I'm not sure who benefits from the story that we all hate each other and have nothing in common. Some politicians, probably, and a bunch of extremist bloggers and actual-fake-news sites. I'm not buying that story. I don't believe my neighbors would leave me to die in a forest fire because I've got piercings, tattoos, goofy haircolor, and an "In Our America..." sign.

I sure wouldn't leave them.

Jennifer Hills is welcome to come have a cup of coffee with me. After that, if she wants to call me vacuous and unvirtuous, then OK, let's hear about it. If the coffee goes really bad, we can both buy guns and challenge each other to a duel.

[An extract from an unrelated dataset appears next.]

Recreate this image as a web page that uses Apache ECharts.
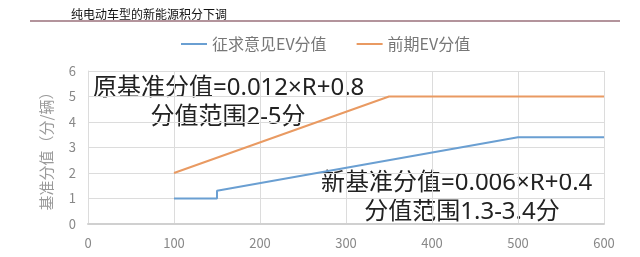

Anything would be better than the blanket assumption that everyone with a sign is a virtue-free, bad neighbor who wouldn't have your back in an emergency.



Reader Comments

Posted: Thursday, October 19, 2017
Article comment by: Robert Hill

Thanks, Tiffany. I knew that but it is nice to be reminded once in a while.

Posted: Thursday, October 19, 2017
Article comment by: R J Jones

Bravo. Bravo plus thanks to Tiffany Lee Brown.
Perfectly put, and speaks for me.
Indeed, in the recent California fires (as well as all the hurricane events) there are countless stories of help from both neighbors and strangers. And no hint that any of them cared a whit about the ideology or politics or personal beliefs or personal behaviors of the people they rescued. Let alone what signs they had on their lawns or what stickers they had on their vehicles.

I shudder to imagine what Ms. Hill's America is, if it's not described by that sign.